» **What you have to do**
Retype each line of the material exactly, please, skipping any picture in it.

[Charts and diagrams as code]
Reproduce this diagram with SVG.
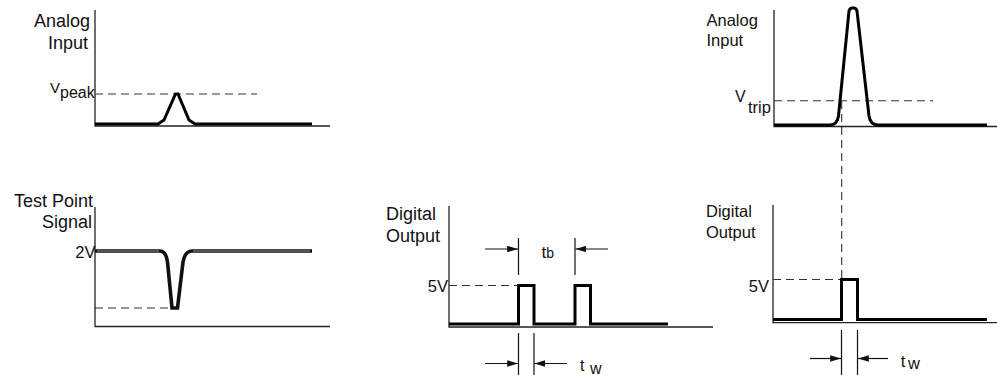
<svg xmlns="http://www.w3.org/2000/svg" width="997" height="375" viewBox="0 0 997 375">
<style>
  .axis { stroke: #222; stroke-width: 1.3; fill: none; }
  .sig { stroke: #000; stroke-width: 3; fill: none; stroke-linejoin: miter; }
  .sig2 { stroke: #111; stroke-width: 3.6; fill: none; }
  .inner { stroke: #9a9a9a; stroke-width: 1; fill: none; }
  .dash { stroke: #333; stroke-width: 1.1; fill: none; stroke-dasharray: 8 5; }
  .dim { stroke: #111; stroke-width: 1.2; fill: none; }
  .lbl { font-family: "Liberation Sans", Arial, sans-serif; fill: #111; }
</style>
<defs>
  <marker id="ah" viewBox="0 0 10 6" refX="10" refY="3" markerWidth="11" markerHeight="6.5" markerUnits="userSpaceOnUse" orient="auto">
    <path d="M0,0 L10,3 L0,6 Z" fill="#111"/>
  </marker>
</defs>
<rect width="997" height="375" fill="#fff"/>

<g id="panel-analog-input-left">
  <path class="axis" d="M95,10 V126 H330"/>
  <path class="dash" d="M95,94 H257"/>
  <path class="sig" d="M95,124 H158 L164,120 L175.5,94 H178 L189,120 L195,124 H312"/>
  <text class="lbl" x="90" y="27" font-size="18" text-anchor="end">Analog</text>
  <text class="lbl" x="88" y="49" font-size="18" text-anchor="end">Input</text>
  <text class="lbl" x="50" y="93" font-size="15">V<tspan dy="5" font-size="16">peak</tspan></text>
</g>

<g id="panel-test-point">
  <path class="axis" d="M95,207 V326.5 H330"/>
  <path class="dash" d="M95,308 H173"/>
  <path class="sig2" d="M95,251 H160 Q166,251 167.5,262 L172,308 H177.5 L183,262 Q185,251 192,251 H312"/>
  <path class="inner" d="M97,251 H159 M193,251 H310"/>
  <text class="lbl" x="93" y="206.5" font-size="18" text-anchor="end">Test Point</text>
  <text class="lbl" x="92" y="228" font-size="18" text-anchor="end">Signal</text>
  <text class="lbl" x="95.5" y="258" font-size="16.5" text-anchor="end">2V</text>
</g>

<g id="panel-digital-output-middle">
  <path class="axis" d="M449,206 V327 H713"/>
  <path class="dash" d="M449,285.5 H518"/>
  <path class="sig" d="M449,324 H518.5 V285.5 H534 V324 H575 V285.5 H590.5 V324 H668"/>
  <text class="lbl" x="386" y="220" font-size="18">Digital</text>
  <text class="lbl" x="386" y="241.5" font-size="18">Output</text>
  <text class="lbl" x="448" y="291.5" font-size="16.5" text-anchor="end">5V</text>
  <text class="lbl" x="541.5" y="258" font-size="17">t<tspan font-size="14">b</tspan></text>
  <text class="lbl" x="580" y="371" font-size="16">t<tspan x="590" y="373.5">w</tspan></text>
</g>

<g id="panel-analog-input-right">
  <path class="axis" d="M774,10 V126.5 H997"/>
  <path class="dash" d="M774,100.7 H933"/>
  <path class="sig" d="M774,125 H830 Q837,125 838.5,116 L849,11 Q850,8 852,8 H854 Q856,8 857,11 L869,116 Q870.5,125 878,125 H987"/>
  <text class="lbl" x="706.5" y="26" font-size="16.5">Analog</text>
  <text class="lbl" x="706.5" y="45.7" font-size="16.5">Input</text>
  <text class="lbl" x="735" y="101.5" font-size="16">V<tspan dx="2.3" dy="11" font-size="16.5">trip</tspan></text>
</g>

<g id="panel-digital-output-right">
  <path class="axis" d="M773,205 V322.7 H997"/>
  <path class="dash" d="M773,279.5 H841"/>
  <path class="sig" d="M773,319.5 H841.5 V279.5 H857.5 V319.5 H987"/>
  <text class="lbl" x="706" y="216.7" font-size="16.5">Digital</text>
  <text class="lbl" x="706" y="238.3" font-size="16.5">Output</text>
  <text class="lbl" x="769" y="291.7" font-size="16.5" text-anchor="end">5V</text>
  <text class="lbl" x="900.7" y="366.7" font-size="16.5">t<tspan x="908" y="368.5">w</tspan></text>
</g>

<g id="connectors">
  <path class="dash" d="M841.7,101 V279.5"/>
  <path class="dim" d="M518.5,238 V275 M575,238 V275"/>
  <path class="dim" marker-end="url(#ah)" d="M485,249 H518"/>
  <path class="dim" marker-end="url(#ah)" d="M608,249 H575.5"/>
  <path class="dim" d="M518.5,333 V375 M534,333 V375"/>
  <path class="dim" marker-end="url(#ah)" d="M485,363.5 H518"/>
  <path class="dim" marker-end="url(#ah)" d="M567,363.5 H534.5"/>
  <path class="dim" d="M841.5,330 V375 M857.5,330 V375"/>
  <path class="dim" marker-end="url(#ah)" d="M810,358.5 H841"/>
  <path class="dim" marker-end="url(#ah)" d="M888,358.5 H858"/>
</g>
</svg>
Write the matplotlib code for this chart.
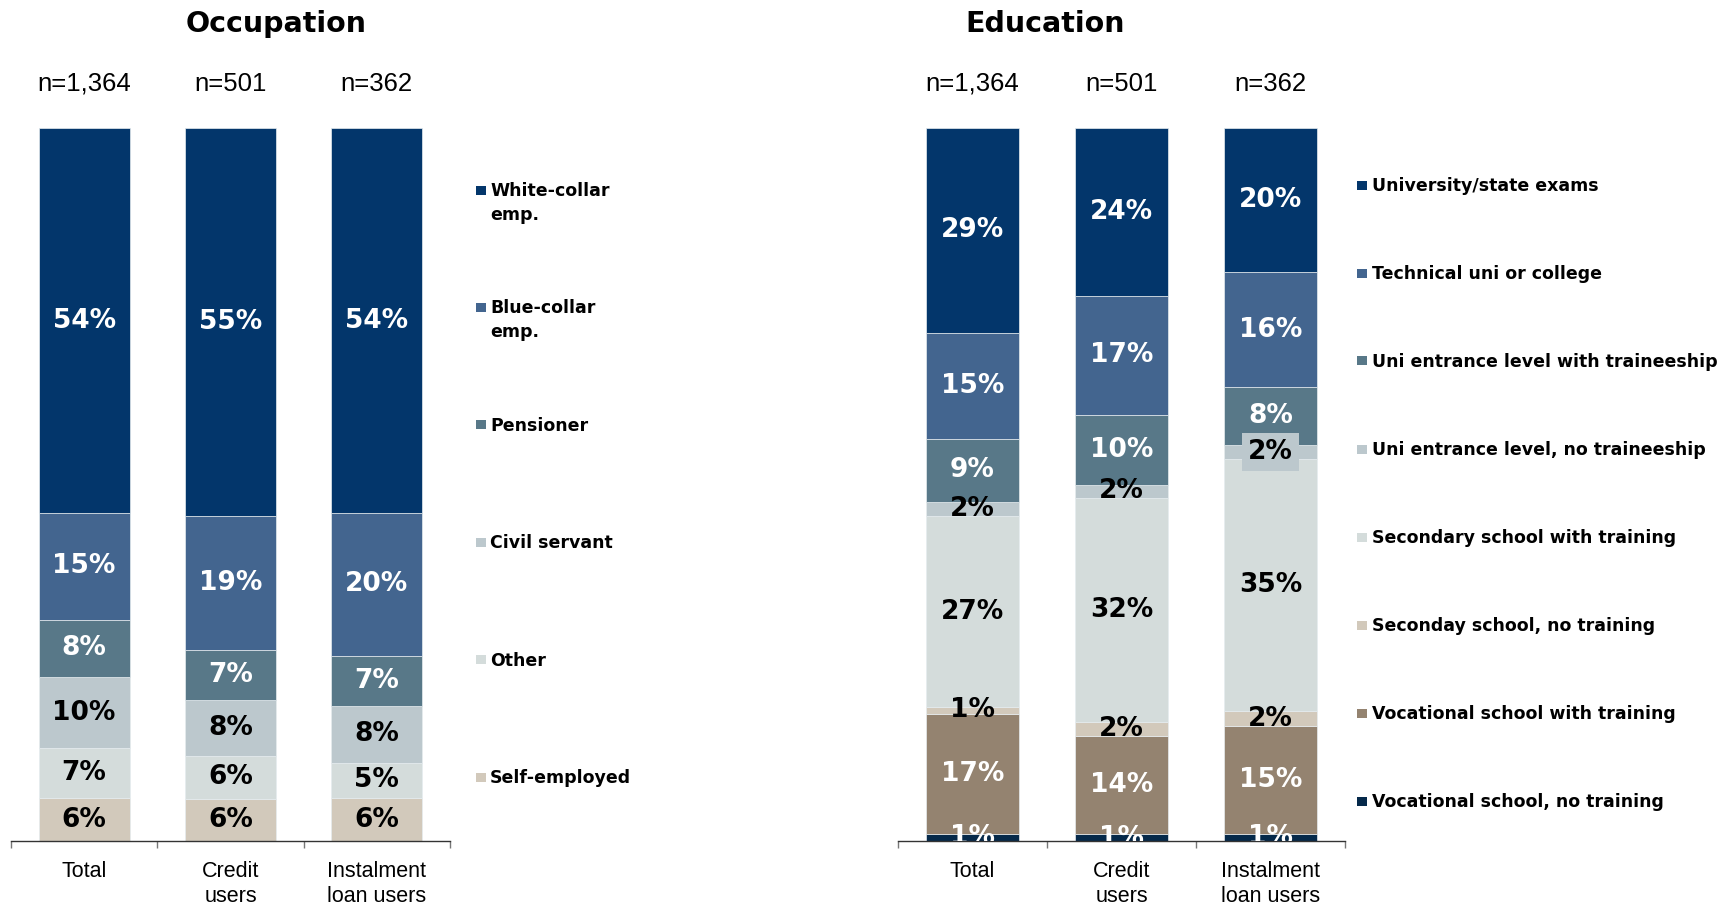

» **Written answer**
Reproduce this diagram with SVG.
<svg xmlns="http://www.w3.org/2000/svg" width="997" height="375" viewBox="0 0 997 375">
<style>
  .axis { stroke: #222; stroke-width: 1.3; fill: none; }
  .sig { stroke: #000; stroke-width: 3; fill: none; stroke-linejoin: miter; }
  .sig2 { stroke: #111; stroke-width: 3.6; fill: none; }
  .inner { stroke: #9a9a9a; stroke-width: 1; fill: none; }
  .dash { stroke: #333; stroke-width: 1.1; fill: none; stroke-dasharray: 8 5; }
  .dim { stroke: #111; stroke-width: 1.2; fill: none; }
  .lbl { font-family: "Liberation Sans", Arial, sans-serif; fill: #111; }
</style>
<defs>
  <marker id="ah" viewBox="0 0 10 6" refX="10" refY="3" markerWidth="11" markerHeight="6.5" markerUnits="userSpaceOnUse" orient="auto">
    <path d="M0,0 L10,3 L0,6 Z" fill="#111"/>
  </marker>
</defs>
<rect width="997" height="375" fill="#fff"/>

<g id="panel-analog-input-left">
  <path class="axis" d="M95,10 V126 H330"/>
  <path class="dash" d="M95,94 H257"/>
  <path class="sig" d="M95,124 H158 L164,120 L175.5,94 H178 L189,120 L195,124 H312"/>
  <text class="lbl" x="90" y="27" font-size="18" text-anchor="end">Analog</text>
  <text class="lbl" x="88" y="49" font-size="18" text-anchor="end">Input</text>
  <text class="lbl" x="50" y="93" font-size="15">V<tspan dy="5" font-size="16">peak</tspan></text>
</g>

<g id="panel-test-point">
  <path class="axis" d="M95,207 V326.5 H330"/>
  <path class="dash" d="M95,308 H173"/>
  <path class="sig2" d="M95,251 H160 Q166,251 167.5,262 L172,308 H177.5 L183,262 Q185,251 192,251 H312"/>
  <path class="inner" d="M97,251 H159 M193,251 H310"/>
  <text class="lbl" x="93" y="206.5" font-size="18" text-anchor="end">Test Point</text>
  <text class="lbl" x="92" y="228" font-size="18" text-anchor="end">Signal</text>
  <text class="lbl" x="95.5" y="258" font-size="16.5" text-anchor="end">2V</text>
</g>

<g id="panel-digital-output-middle">
  <path class="axis" d="M449,206 V327 H713"/>
  <path class="dash" d="M449,285.5 H518"/>
  <path class="sig" d="M449,324 H518.5 V285.5 H534 V324 H575 V285.5 H590.5 V324 H668"/>
  <text class="lbl" x="386" y="220" font-size="18">Digital</text>
  <text class="lbl" x="386" y="241.5" font-size="18">Output</text>
  <text class="lbl" x="448" y="291.5" font-size="16.5" text-anchor="end">5V</text>
  <text class="lbl" x="541.5" y="258" font-size="17">t<tspan font-size="14">b</tspan></text>
  <text class="lbl" x="580" y="371" font-size="16">t<tspan x="590" y="373.5">w</tspan></text>
</g>

<g id="panel-analog-input-right">
  <path class="axis" d="M774,10 V126.5 H997"/>
  <path class="dash" d="M774,100.7 H933"/>
  <path class="sig" d="M774,125 H830 Q837,125 838.5,116 L849,11 Q850,8 852,8 H854 Q856,8 857,11 L869,116 Q870.5,125 878,125 H987"/>
  <text class="lbl" x="706.5" y="26" font-size="16.5">Analog</text>
  <text class="lbl" x="706.5" y="45.7" font-size="16.5">Input</text>
  <text class="lbl" x="735" y="101.5" font-size="16">V<tspan dx="2.3" dy="11" font-size="16.5">trip</tspan></text>
</g>

<g id="panel-digital-output-right">
  <path class="axis" d="M773,205 V322.7 H997"/>
  <path class="dash" d="M773,279.5 H841"/>
  <path class="sig" d="M773,319.5 H841.5 V279.5 H857.5 V319.5 H987"/>
  <text class="lbl" x="706" y="216.7" font-size="16.5">Digital</text>
  <text class="lbl" x="706" y="238.3" font-size="16.5">Output</text>
  <text class="lbl" x="769" y="291.7" font-size="16.5" text-anchor="end">5V</text>
  <text class="lbl" x="900.7" y="366.7" font-size="16.5">t<tspan x="908" y="368.5">w</tspan></text>
</g>

<g id="connectors">
  <path class="dash" d="M841.7,101 V279.5"/>
  <path class="dim" d="M518.5,238 V275 M575,238 V275"/>
  <path class="dim" marker-end="url(#ah)" d="M485,249 H518"/>
  <path class="dim" marker-end="url(#ah)" d="M608,249 H575.5"/>
  <path class="dim" d="M518.5,333 V375 M534,333 V375"/>
  <path class="dim" marker-end="url(#ah)" d="M485,363.5 H518"/>
  <path class="dim" marker-end="url(#ah)" d="M567,363.5 H534.5"/>
  <path class="dim" d="M841.5,330 V375 M857.5,330 V375"/>
  <path class="dim" marker-end="url(#ah)" d="M810,358.5 H841"/>
  <path class="dim" marker-end="url(#ah)" d="M888,358.5 H858"/>
</g>
</svg>
Write the matplotlib code for this chart.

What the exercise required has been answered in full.